The way each wallet positions its card slots provides fundamental differences in how these wallets work and how they sit in your pocket. The Hide & Seek has horizontal card slots like more traditional wallets. This makes the Hide & Seek a larger overall wallet than the Note Sleeve, which is surprisingly noticeable in my pants pocket.

The thickness of the Note Sleeve, albeit after three years of smooshing and flattening in my pocket.

The thickness of the Note Sleeve, albeit after three years of smooshing and flattening in my pocket.

The Hide & Seek package is longer than the Note Sleeve, but also has a thinner profile than the Note Sleeve.

I get that the Hide & Seek doesn’t look *as* thin as the Note Sleeve, but I haven’t had the chance to really compact this one yet.

I get that the Hide & Seek doesn’t look as thin as the Note Sleeve, but I haven’t had the chance to really compact this one yet.

If you have small square pockets, the Note Sleeve may well fit better than the Hide & Seek. The Hide & Seek’s thinner profile, however, fits nicer in tighter pants with longer pockets.



The horizontal vs vertical card slot dichotomy also has an impact on inserting and removing both cards and cash. I’ve found I prefer removing cards from vertical card slots in the Note Sleeve, as it’s easier to slide the card out of the slot with your thumb.

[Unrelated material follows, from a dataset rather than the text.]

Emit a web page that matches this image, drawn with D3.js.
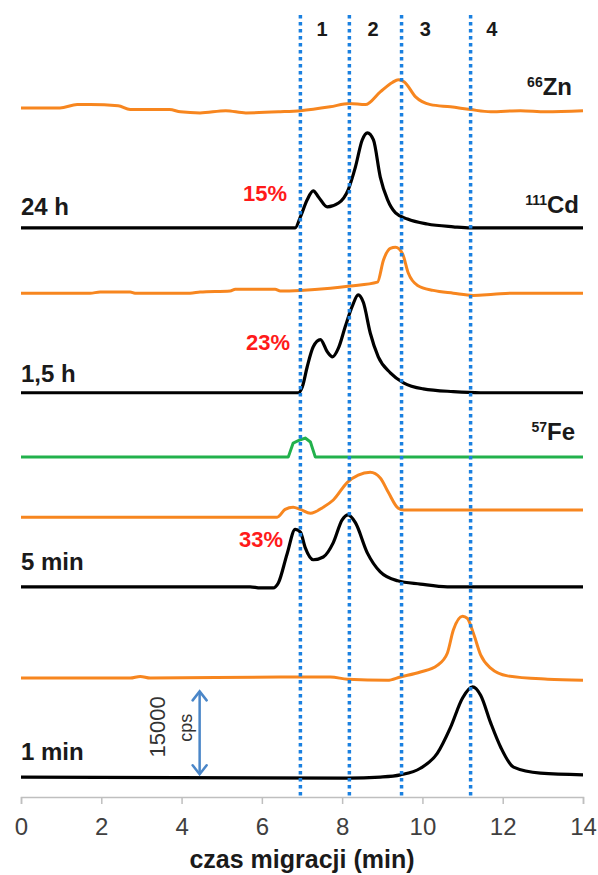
<!DOCTYPE html>
<html>
<head>
<meta charset="utf-8">
<style>
  body { margin: 0; background: #fff; }
  svg { display: block; font-family: "Liberation Sans", Arial, sans-serif; }
</style>
</head>
<body>
<script src="https://d3js.org/d3.v7.min.js"></script>
<script>
    // migration time (min) and signal above each trace's baseline (kcps)
    const zn24Time = [0, 0.97, 1.4, 1.72, 2.42, 2.72, 3.7, 3.97, 4.46, 5.1, 5.6, 6.46, 6.96, 7.7, 8.18, 8.58, 8.95, 9.25, 9.4, 9.55, 9.83, 10.2, 10.7, 11.2, 11.7, 12.44, 13.07, 14];
    const zn24Signal = [0.5, 0.5, 1.1, 1.1, 0.9, 0.2, 0.2, -0.2, -0.4, 0, -0.4, -0.2, 0, 0.7, 1.3, 1.1, 3.4, 5.1, 5.6, 5.2, 2.5, 1.1, 0.7, 0.2, -0.2, 0, -0.2, 0];

    const cd24Time = [0, 2.5, 4.8, 6.83, 6.96, 7.13, 7.28, 7.41, 7.63, 7.91, 8.15, 8.33, 8.5, 8.63, 8.78, 8.95, 9.13, 9.33, 9.63, 10.12, 10.77, 11.2, 14];
    const cd24Signal = [0, 0, 0, 0, 2.0, 5.1, 6.7, 5.6, 3.8, 4.5, 6.9, 11.0, 15.9, 17.2, 15.9, 9.2, 5.1, 2.7, 1.6, 0.7, 0.2, 0, 0];

    const zn15Time = [0, 1.72, 1.97, 2.72, 2.84, 4.21, 4.46, 5.21, 5.34, 6.33, 6.46, 6.96, 7.71, 8.2, 8.88, 9.03, 9.2, 9.33, 9.5, 9.65, 9.88, 10.27, 10.77, 11.27, 11.77, 12.27, 14];
    const zn15Signal = [0, 0, 0.2, 0.2, 0, 0, 0.2, 0.4, 0.7, 0.7, 0.4, 0.5, 0.9, 1.3, 2.0, 6.0, 8.1, 8.3, 7.2, 3.6, 1.4, 0.5, 0, -0.4, -0.2, 0, 0];

    const cd15Time = [0, 6.91, 7.01, 7.13, 7.28, 7.46, 7.63, 7.76, 7.91, 8.08, 8.25, 8.4, 8.53, 8.7, 8.9, 9.2, 9.53, 10.02, 10.77, 11.45, 14];
    const cd15Signal = [0, 0, 1.1, 4.7, 8.3, 9.6, 7.4, 6.5, 8.1, 12.0, 15.6, 17.7, 16.3, 10.8, 6.5, 3.6, 1.8, 0.7, 0.2, 0, 0];

    const feTime = [0, 6.66, 6.78, 6.96, 7.08, 7.21, 7.33, 14];
    const feSignal = [0, 0, 2.5, 3.1, 3.4, 2.7, 0, 0];

    const zn5Time = [0, 6.38, 6.58, 6.78, 6.96, 7.21, 7.53, 7.78, 8.13, 8.4, 8.7, 8.95, 9.15, 9.4, 9.53, 14];
    const zn5Signal = [0, 0, 1.4, 1.8, 1.4, 0.7, 1.8, 3.1, 6.3, 7.6, 8.1, 7.1, 4.5, 1.6, 1.3, 1.3];

    const cd5Time = [0, 5.71, 5.96, 6.28, 6.41, 6.63, 6.83, 6.96, 7.08, 7.28, 7.53, 7.78, 8.0, 8.15, 8.33, 8.63, 8.95, 9.38, 9.95, 10.62, 14];
    const cd5Signal = [0, 0, -0.2, -0.2, 0.7, 6.0, 10.4, 9.9, 7.1, 4.9, 5.4, 8.0, 12.1, 13.0, 11.6, 6.1, 2.7, 1.1, 0.5, 0, 0];

    const zn1Time = [0, 2.72, 2.97, 3.22, 6.46, 7.71, 8.13, 9.13, 9.45, 9.95, 10.37, 10.62, 10.77, 11.0, 11.12, 11.27, 11.45, 11.7, 12.12, 13.12, 14];
    const zn1Signal = [0, 0, 0.3, 0, 0.2, 0.2, -0.2, -0.4, 0.2, 1.1, 2.3, 4.5, 8.7, 11.2, 10.8, 8.1, 4.2, 1.8, 0.4, -0.2, -0.4];

    const cd1Time = [0, 8.13, 8.95, 9.45, 9.95, 10.37, 10.7, 11.0, 11.25, 11.45, 11.7, 11.95, 12.27, 12.94, 14];
    const cd1Signal = [0, -0.2, 0, 0.4, 1.6, 4.3, 9.0, 14.3, 16.3, 14.8, 9.8, 5.4, 1.8, 0.7, 0.4];

    // vertical offset of each trace (kcps)
    const traceOffsets = [124.1, 102.9, 91.1, 73.1, 61.5, 50.6, 38.0, 21.5, 3.6];

    const sampleLabels = ["24 h", "1,5 h", "5 min", "1 min"];
    const percentLabels = ["15%", "23%", "33%"];
    const regionLabels = ["1", "2", "3", "4"];
    const regionCenters = [7.5, 8.77, 10.07, 11.73];
    const regionBounds = [6.96, 8.18, 9.48, 11.2];
    const xTicks = [0, 2, 4, 6, 8, 10, 12, 14];
    const scaleBarCps = 15000;

    const width = 598;
    const height = 875;

    const xScale = d3.scaleLinear().domain([0, 14]).range([21, 583]);
    const yScale = d3.scaleLinear().domain([0, 141.4]).range([797, 15]);

    const svg = d3.select("body")
        .append("svg")
        .attr("width", width)
        .attr("height", height);

    const orange = "#f7861f", black = "#000000", green = "#22b14c";

    const traces = [
        { t: zn24Time, v: zn24Signal, color: orange },
        { t: cd24Time, v: cd24Signal, color: black },
        { t: zn15Time, v: zn15Signal, color: orange },
        { t: cd15Time, v: cd15Signal, color: black },
        { t: feTime, v: feSignal, color: green, linear: true },
        { t: zn5Time, v: zn5Signal, color: orange },
        { t: cd5Time, v: cd5Signal, color: black },
        { t: zn1Time, v: zn1Signal, color: orange },
        { t: cd1Time, v: cd1Signal, color: black }
    ];

    // axis
    const xAxis = d3.axisBottom(xScale)
        .tickValues(xTicks)
        .tickSize(7)
        .tickPadding(14);

    const axisG = svg.append("g")
        .attr("transform", "translate(0," + yScale(0) + ")")
        .call(xAxis);
    axisG.selectAll("path, line").attr("stroke", "#bfbfbf").attr("stroke-width", 1.5);
    axisG.selectAll("text")
        .attr("fill", "#404040")
        .style("font-size", "24px")
        .style("font-family", "'Liberation Sans', Arial, sans-serif");

    svg.append("text")
        .attr("x", 302)
        .attr("y", 868)
        .attr("text-anchor", "middle")
        .attr("font-size", 25)
        .attr("font-weight", "bold")
        .attr("fill", "#1a1a1a")
        .text("czas migracji (min)");

    // traces
    traces.forEach((tr, i) => {
        const pts = tr.t.map((t, j) => [t, tr.v[j] + traceOffsets[i]]);
        const line = d3.line()
            .x(d => xScale(d[0]))
            .y(d => yScale(d[1]))
            .curve(tr.linear ? d3.curveLinear : d3.curveMonotoneX);
        svg.append("path")
            .datum(pts)
            .attr("d", line)
            .attr("fill", "none")
            .attr("stroke", tr.color)
            .attr("stroke-width", tr.color === black ? 3.2 : 3)
            .attr("stroke-linejoin", "round");
    });

    // region boundaries
    svg.selectAll(".bound")
        .data(regionBounds)
        .enter()
        .append("line")
        .attr("x1", d => xScale(d))
        .attr("x2", d => xScale(d))
        .attr("y1", yScale(141.4))
        .attr("y2", yScale(0))
        .attr("stroke", "#1a80e0")
        .attr("stroke-width", 3.5)
        .attr("stroke-dasharray", "3.5,3.5");

    svg.selectAll(".region")
        .data(regionLabels)
        .enter()
        .append("text")
        .attr("x", (d, i) => xScale(regionCenters[i]))
        .attr("y", 36)
        .attr("text-anchor", "middle")
        .attr("font-size", 20)
        .attr("font-weight", "bold")
        .attr("fill", "#1a1a1a")
        .text(d => d);

    // sample labels above Cd traces
    const sampleTraceIdx = [1, 3, 6, 8];
    const sampleLift = [13, 11, 17, 17];
    svg.selectAll(".sample")
        .data(sampleLabels)
        .enter()
        .append("text")
        .attr("x", xScale(0))
        .attr("y", (d, i) => yScale(traceOffsets[sampleTraceIdx[i]]) - sampleLift[i])
        .attr("font-size", 24)
        .attr("font-weight", "bold")
        .attr("fill", "#1a1a1a")
        .text(d => d);

    const percentPos = [[287, 201], [290, 350], [283, 547]];
    svg.selectAll(".pct")
        .data(percentLabels)
        .enter()
        .append("text")
        .attr("x", (d, i) => percentPos[i][0])
        .attr("y", (d, i) => percentPos[i][1])
        .attr("text-anchor", "end")
        .attr("font-size", 22)
        .attr("font-weight", "bold")
        .attr("fill", "#ff1a1a")
        .text(d => d);

    // isotope labels
    const isotopes = [
        { mass: "66", el: "Zn", x: 572, y: 95 },
        { mass: "111", el: "Cd", x: 579, y: 213 },
        { mass: "57", el: "Fe", x: 575, y: 440 }
    ];
    isotopes.forEach(iso => {
        const t = svg.append("text")
            .attr("x", iso.x)
            .attr("y", iso.y)
            .attr("text-anchor", "end")
            .attr("font-weight", "bold")
            .attr("fill", "#1a1a1a");
        t.append("tspan").attr("font-size", 14).attr("dy", -8).text(iso.mass);
        t.append("tspan").attr("font-size", 24).attr("dy", 8).text(iso.el);
    });

    // scale bar 15000 cps
    const barX = xScale(4.45);
    const barBottom = yScale(4.1);
    const barTop = yScale(4.1 + scaleBarCps / 1000);
    const barColor = "#4a86c8";
    svg.append("line")
        .attr("x1", barX).attr("x2", barX)
        .attr("y1", barTop + 1).attr("y2", barBottom - 1)
        .attr("stroke", barColor).attr("stroke-width", 2.5);
    svg.append("path")
        .attr("d", `M${barX - 7},${barTop + 9}L${barX},${barTop}L${barX + 7},${barTop + 9}`
            + `M${barX - 7},${barBottom - 9}L${barX},${barBottom}L${barX + 7},${barBottom - 9}`)
        .attr("fill", "none")
        .attr("stroke", barColor)
        .attr("stroke-width", 2.5)
        .attr("stroke-linecap", "round");

    const barMid = (barTop + barBottom) / 2;
    svg.append("text")
        .attr("transform", `translate(${barX - 35},${barMid - 6}) rotate(-90)`)
        .attr("text-anchor", "middle")
        .attr("font-size", 22)
        .attr("fill", "#333")
        .text(d3.format("d")(scaleBarCps));
    svg.append("text")
        .attr("transform", `translate(${barX - 8},${barMid - 5}) rotate(-90)`)
        .attr("text-anchor", "middle")
        .attr("font-size", 18)
        .attr("fill", "#333")
        .text("cps");
</script>
</body>
</html>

However, the Hide & Seek’s thicker “catch-all” card slot doesn’t require the pull tab found in the Note Sleeve. In this instance, I’ve found it easier to find and remove my required card from the Hide & Seek’s catch-all card slot.


Notice how snugly the cash fits into the Note Sleeve. There’s much more space in the Hide & Seek.

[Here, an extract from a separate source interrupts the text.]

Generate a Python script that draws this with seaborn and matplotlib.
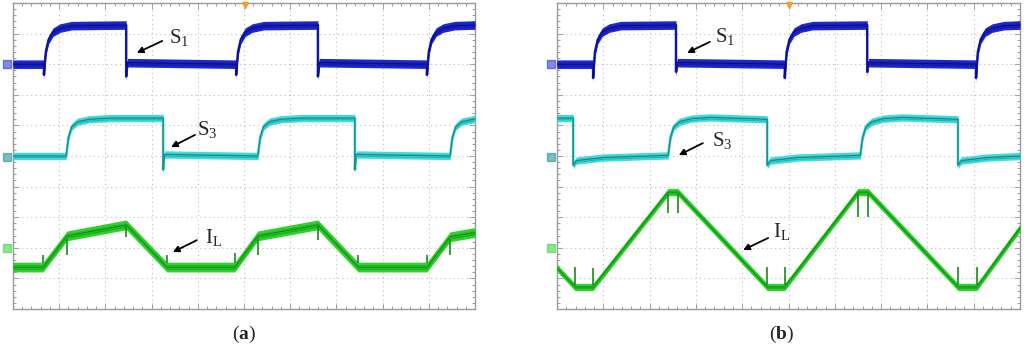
import numpy as np
import pandas as pd
import matplotlib
matplotlib.use("Agg")
import matplotlib.pyplot as plt
import seaborn as sns

sns.set_theme(style="white")
plt.rcParams['font.family'] = ['Liberation Serif', 'DejaVu Serif']
plt.rcParams['mathtext.fontset'] = 'custom'
plt.rcParams['mathtext.rm'] = 'Liberation Serif'
plt.rcParams['mathtext.it'] = 'Liberation Serif:italic'
plt.rcParams['mathtext.bf'] = 'Liberation Serif:bold'

# ---------------- data (time in divisions, level in divisions) ----------------
# Panel (a)
a_s1_t = [0, 0.67, 0.67, 0.71, 0.77, 0.87, 1.02, 1.27, 2.45, 2.45, 2.48, 4.83, 4.83, 4.87, 4.93, 5.03, 5.18,
          5.43, 6.6, 6.6, 6.63, 8.96, 8.96, 9.0, 9.06, 9.16, 9.31, 9.56, 10]
a_s1_v = [8.0, 8.0, 7.65, 8.4, 8.8, 9.05, 9.18, 9.26, 9.28, 7.6, 8.05, 8.0, 7.65, 8.4, 8.8, 9.05, 9.18,
          9.26, 9.28, 7.6, 8.05, 8.0, 7.65, 8.4, 8.8, 9.05, 9.18, 9.26, 9.28]
a_s3_t = [0, 1.15, 1.2, 1.27, 1.4, 1.65, 2.1, 3.25, 3.25, 3.28, 5.3, 5.35, 5.42, 5.55, 5.8, 6.25, 7.4, 7.4,
          7.43, 9.46, 9.51, 9.58, 9.71, 9.96, 10]
a_s3_v = [5.0, 5.0, 5.6, 5.95, 6.12, 6.2, 6.24, 6.24, 4.55, 5.05, 5.0, 5.6, 5.95, 6.12, 6.2, 6.24, 6.24, 4.55,
          5.05, 5.0, 5.6, 5.95, 6.12, 6.2, 6.21]
a_il_t = [0, 0.65, 1.17, 2.45, 3.33, 4.8, 5.3, 6.6, 7.47, 8.96, 9.46, 10]
a_il_v = [1.37, 1.37, 2.39, 2.75, 1.37, 1.37, 2.39, 2.75, 1.37, 1.37, 2.36, 2.5]
a_spk_t = [0.65, 1.17, 2.45, 3.33, 4.8, 5.3, 6.6, 7.47, 8.96, 9.46]
a_spk_from = [1.5, 2.3, 2.7, 1.5, 1.5, 2.3, 2.7, 1.5, 1.5, 2.3]
a_spk_to = [1.78, 1.76, 2.35, 1.76, 1.82, 1.76, 2.25, 1.76, 1.76, 1.76]

# Panel (b)
b_s1_t = [0, 0.78, 0.78, 0.82, 0.88, 0.98, 1.13, 1.38, 2.57, 2.57, 2.6, 4.92, 4.92, 4.96, 5.02, 5.12, 5.27,
          5.52, 6.7, 6.7, 6.73, 9.05, 9.05, 9.09, 9.15, 9.25, 9.4, 9.65, 10]
b_s1_v = [8.0, 8.0, 7.55, 8.4, 8.8, 9.05, 9.18, 9.26, 9.28, 7.75, 8.05, 8.0, 7.55, 8.4, 8.8, 9.05, 9.18,
          9.26, 9.28, 7.75, 8.05, 8.0, 7.55, 8.4, 8.8, 9.05, 9.18, 9.26, 9.28]
b_s3_t = [0, 0.35, 0.35, 0.42, 1.0, 2.4, 2.45, 2.52, 2.65, 2.9, 3.3, 4.54, 4.54, 4.61, 5.2, 6.55, 6.6, 6.67,
          6.8, 7.05, 7.45, 8.66, 8.66, 8.73, 9.3, 10]
b_s3_v = [6.24, 6.24, 4.7, 4.85, 4.95, 5.02, 5.6, 5.95, 6.12, 6.22, 6.26, 6.2, 4.7, 4.85, 4.95, 5.02, 5.6, 5.95,
          6.12, 6.22, 6.26, 6.2, 4.7, 4.85, 4.95, 5.0]
b_il_t = [0, 0.39, 0.78, 2.4, 2.61, 4.54, 4.92, 6.5, 6.72, 8.66, 9.07, 10]
b_il_v = [1.34, 0.72, 0.72, 3.82, 3.82, 0.72, 0.72, 3.82, 3.82, 0.72, 0.72, 2.65]
b_spk_t = [0.39, 0.78, 2.4, 2.61, 4.54, 4.92, 6.5, 6.72, 8.66, 9.07]
b_spk_from = [0.8, 0.8, 3.75, 3.75, 0.8, 0.8, 3.75, 3.75, 0.8, 0.8]
b_spk_to = [1.37, 1.34, 3.14, 3.14, 1.36, 1.36, 3.0, 3.0, 1.37, 1.37]

# label / arrow annotations: (text, text_x, text_y, tail_x, tail_y, head_x, head_y)
a_labels = [("S$_1$", 3.6, 8.86, 3.23, 8.76, 2.68, 8.37),
            ("S$_3$", 4.2, 5.85, 3.94, 5.69, 3.42, 5.29),
            ("I$_{\\mathrm{L}}$", 4.33, 2.35, 3.98, 2.25, 3.46, 1.86)]
b_labels = [("S$_1$", 3.64, 8.89, 3.30, 8.73, 2.81, 8.37),
            ("S$_3$", 3.56, 5.52, 3.15, 5.42, 2.63, 5.03),
            ("I$_{\\mathrm{L}}$", 4.85, 2.52, 4.56, 2.32, 4.02, 1.93)]
channel_refs = [8.02, 4.97, 2.0]
captions = ["a", "b"]
caption_x = [0.5, 0.485]

# colours: (band, core)
C_S1 = ("#1e28d0", "#0a0f86")
C_S3 = ("#40dcdc", "#178a8a")
C_IL = ("#2ed22e", "#149014")

W, H = 1024, 355
fig = plt.figure(figsize=(W / 100, H / 100), dpi=100)
ax_a = fig.add_axes([13 / W, 46 / H, 462 / W, 306 / H])
ax_b = fig.add_axes([557 / W, 46 / H, 463 / W, 306 / H])


def trace(ax, t, v, cols, h):
    t = np.asarray(t, float)
    v = np.asarray(v, float)
    ax.fill_between(t, v - h, v + h, color=cols[0], lw=0, zorder=3)
    ax.fill_between(t, v - h * 0.45, v + h * 0.45, color=cols[1], lw=0, zorder=3.2, alpha=0.6)
    df = pd.DataFrame({"t": t, "v": v})
    sns.lineplot(data=df, x="t", y="v", ax=ax, color=cols[0], lw=1.8, sort=False,
                 estimator=None, zorder=3.5)
    sns.lineplot(data=df, x="t", y="v", ax=ax, color=cols[1], lw=1.0, sort=False,
                 estimator=None, zorder=4)


def scope(ax, s1, s3, il, spk, labels, cap, cap_x, il_h):
    ax.set_xlim(0, 10)
    ax.set_ylim(0, 10)
    for k in range(1, 10):
        ax.axvline(k, color="#bdbdbd", lw=0.8, ls=(0, (1, 3)), zorder=1)
        ax.axhline(k, color="#bdbdbd", lw=0.8, ls=(0, (1, 3)), zorder=1)
    ax.set_xticks(np.arange(0, 10.01, 1))
    ax.set_yticks(np.arange(0, 10.01, 1))
    ax.set_xticks(np.arange(0, 10.01, 0.2), minor=True)
    ax.set_yticks(np.arange(0, 10.01, 0.2), minor=True)
    ax.tick_params(which="both", direction="in", top=True, right=True, bottom=True, left=True,
                   labelbottom=False, labelleft=False, color="#9a9a9a", width=0.7)
    ax.tick_params(which="major", length=4)
    ax.tick_params(which="minor", length=2.5)
    for sp in ax.spines.values():
        sp.set_color("#9a9a9a")
        sp.set_linewidth(1.0)
    ax.set_xlabel("")
    ax.set_ylabel("")

    trace(ax, s1[0], s1[1], C_S1, 0.14)
    trace(ax, s3[0], s3[1], C_S3, 0.12)
    trace(ax, il[0], il[1], C_IL, il_h)
    ax.vlines(spk[0], spk[1], spk[2], color=C_IL[1], lw=1.2, zorder=5)

    for col, yv in zip([C_S1[0], C_S3[1], C_IL[0]], channel_refs):
        ax.plot([-0.13], [yv], marker="s", ms=6, color=col, alpha=0.55, clip_on=False, zorder=6)
    ax.plot([5.02], [9.93], marker="v", ms=5, color="#f0a030", clip_on=False, zorder=6)

    for txt, tx, ty, x0, y0, x1, y1 in labels:
        ax.annotate("", xy=(x1, y1), xytext=(x0, y0),
                    arrowprops=dict(arrowstyle="-|>", color="black", lw=1.3,
                                    mutation_scale=9, shrinkA=0, shrinkB=0), zorder=7)
        ax.text(tx, ty, txt, fontsize=15, ha="center", va="center", zorder=7)

    ax.text(cap_x, -0.05, "($\\mathbf{%s}$)" % cap, transform=ax.transAxes, ha="center",
            va="top", fontsize=14)


scope(ax_a, (a_s1_t, a_s1_v), (a_s3_t, a_s3_v), (a_il_t, a_il_v),
      (a_spk_t, a_spk_from, a_spk_to), a_labels, captions[0], caption_x[0], 0.16)
scope(ax_b, (b_s1_t, b_s1_v), (b_s3_t, b_s3_v), (b_il_t, b_il_v),
      (b_spk_t, b_spk_from, b_spk_to), b_labels, captions[1], caption_x[1], 0.12)

fig.savefig("out.png", dpi=100)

Notice how snugly the cash fits into the Note Sleeve. There’s much more space in the Hide & Seek.

Removing and inserting cash from the Hide & Seek is a major improvement over the Note Sleeve. Canadian cash in particular fits into the Note Sleeve quite snugly, at least horizontally — the tolerance between the length of Canadian cash and the length of the Note Sleeve is pretty small. The Hide & Seek is a bit longer, providing more forgiveness when inserting cash into the billfold.

This doesn’t seem like a huge improvement — until you’re in the middle of a conversation with the cashier and have to break your focus to insert bills into the snug billfold of the Note Sleeve. With the Hide & Seek, you don’t need to break eye contact and can continue your conversation with no distractions.

Wrap Up

The slogan, “Different strokes for different folks” should be rebranded as, “Different wallets for different… folks” — there’s simply no catch-all wallet design that will meet the needs of everyone, everywhere.

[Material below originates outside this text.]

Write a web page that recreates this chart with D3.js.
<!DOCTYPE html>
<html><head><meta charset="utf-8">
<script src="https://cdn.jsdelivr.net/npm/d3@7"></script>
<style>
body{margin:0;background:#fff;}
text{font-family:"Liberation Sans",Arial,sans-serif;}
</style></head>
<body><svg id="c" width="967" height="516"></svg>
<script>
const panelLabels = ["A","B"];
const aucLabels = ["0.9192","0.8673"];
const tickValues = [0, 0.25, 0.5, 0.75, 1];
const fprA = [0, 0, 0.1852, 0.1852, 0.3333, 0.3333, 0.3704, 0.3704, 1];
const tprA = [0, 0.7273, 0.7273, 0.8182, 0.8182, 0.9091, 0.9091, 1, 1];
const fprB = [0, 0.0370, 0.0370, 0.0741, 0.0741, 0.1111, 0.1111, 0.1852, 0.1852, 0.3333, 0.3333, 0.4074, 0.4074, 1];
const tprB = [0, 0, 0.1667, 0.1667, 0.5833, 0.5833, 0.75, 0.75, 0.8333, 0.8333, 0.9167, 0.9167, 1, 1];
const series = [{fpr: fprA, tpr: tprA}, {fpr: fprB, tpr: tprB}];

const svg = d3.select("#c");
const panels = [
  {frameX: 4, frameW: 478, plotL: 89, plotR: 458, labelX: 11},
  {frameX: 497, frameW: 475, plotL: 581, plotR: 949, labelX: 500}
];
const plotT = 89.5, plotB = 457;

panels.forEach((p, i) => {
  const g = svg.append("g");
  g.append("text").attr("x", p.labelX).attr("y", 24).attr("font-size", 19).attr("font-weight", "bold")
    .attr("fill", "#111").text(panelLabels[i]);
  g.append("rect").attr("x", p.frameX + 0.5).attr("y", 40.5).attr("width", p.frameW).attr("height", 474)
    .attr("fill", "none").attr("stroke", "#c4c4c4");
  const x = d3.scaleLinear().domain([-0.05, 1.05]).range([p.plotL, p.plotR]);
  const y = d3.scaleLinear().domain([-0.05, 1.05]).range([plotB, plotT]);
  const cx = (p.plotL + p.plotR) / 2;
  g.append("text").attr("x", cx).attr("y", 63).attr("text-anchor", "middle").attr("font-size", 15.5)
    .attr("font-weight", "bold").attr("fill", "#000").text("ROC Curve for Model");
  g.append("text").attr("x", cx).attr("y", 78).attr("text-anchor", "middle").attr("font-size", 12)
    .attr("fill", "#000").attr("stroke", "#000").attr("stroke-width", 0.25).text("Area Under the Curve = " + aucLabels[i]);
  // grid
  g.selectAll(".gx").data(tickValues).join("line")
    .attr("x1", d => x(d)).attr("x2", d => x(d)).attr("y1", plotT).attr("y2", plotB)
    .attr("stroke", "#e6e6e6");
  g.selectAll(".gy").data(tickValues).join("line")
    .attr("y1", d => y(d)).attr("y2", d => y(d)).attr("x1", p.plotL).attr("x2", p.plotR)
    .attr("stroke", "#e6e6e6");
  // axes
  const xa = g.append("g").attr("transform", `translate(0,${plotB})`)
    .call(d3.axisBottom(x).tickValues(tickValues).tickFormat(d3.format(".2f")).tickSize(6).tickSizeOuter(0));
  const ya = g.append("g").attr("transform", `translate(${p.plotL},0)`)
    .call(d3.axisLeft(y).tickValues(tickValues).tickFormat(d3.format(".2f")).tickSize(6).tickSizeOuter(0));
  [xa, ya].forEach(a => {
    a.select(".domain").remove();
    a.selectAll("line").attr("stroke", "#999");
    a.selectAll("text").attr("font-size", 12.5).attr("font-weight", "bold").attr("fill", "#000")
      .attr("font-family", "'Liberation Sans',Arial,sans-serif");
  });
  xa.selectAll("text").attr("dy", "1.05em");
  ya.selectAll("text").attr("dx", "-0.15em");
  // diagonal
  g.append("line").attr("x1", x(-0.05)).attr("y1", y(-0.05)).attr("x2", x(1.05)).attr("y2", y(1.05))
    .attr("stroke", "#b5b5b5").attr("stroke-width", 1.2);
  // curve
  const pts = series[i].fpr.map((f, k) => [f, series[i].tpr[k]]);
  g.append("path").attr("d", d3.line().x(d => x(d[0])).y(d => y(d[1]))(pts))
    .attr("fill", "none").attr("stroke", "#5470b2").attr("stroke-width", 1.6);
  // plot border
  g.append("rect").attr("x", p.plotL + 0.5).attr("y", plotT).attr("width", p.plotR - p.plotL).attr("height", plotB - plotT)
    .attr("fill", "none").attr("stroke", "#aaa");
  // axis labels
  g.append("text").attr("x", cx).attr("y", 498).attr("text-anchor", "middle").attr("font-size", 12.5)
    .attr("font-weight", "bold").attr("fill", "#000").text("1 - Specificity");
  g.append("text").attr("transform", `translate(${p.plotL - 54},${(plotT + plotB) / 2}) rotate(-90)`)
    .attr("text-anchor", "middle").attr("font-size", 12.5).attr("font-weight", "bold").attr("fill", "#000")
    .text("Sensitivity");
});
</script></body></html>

For a long time, I thought the Note Sleeve’s design was the pinnacle of wallet design. It managed to keep a relatively small and thin package while providing space for multiple currency heights, coins, quick-access slots, and more. If you’re the type where coins, multiple currencies, and only a select few cards are necessary on a given day, the Note Sleeve may be your pinnacle wallet.

But my needs have changed over time — my wife and I now have two little girls, and the opportunity to travel has really diminished as a result. We also have more things to carry with us on a daily basis, such as health cards, immunization records, and so on.

With the change in daily carry comes a change in my wallet needs — very little travel means less of a need for carrying multiple currencies and more of a need for accessing those formerly less-used cards.

To this end, I’ve been very pleased with Bellroy’s Hide & Seek. The traditional design fits well in my dress pants pockets, provides more forgiveness for inserting or removing cash, and the extra billfold slot for keeping cash and receipts separate is sure to be a bonus feature as time goes on.

Plus, Bellroy’s choice of leather for this Designers Edition line is second to none — I’ve played with numerous Bellroy leathers over the years, and none meet the fit and finish of this Designers Edition wallet.

If you can nail down your needs — currencies vs. receipts, square vs. long, etc. — you’re sure to find a near perfect wallet between the Note Sleeve and the Hide & Seek. I’m on the Hide & Seek train right now, but I’m keeping the Note Sleeve around to return to when the itch arises.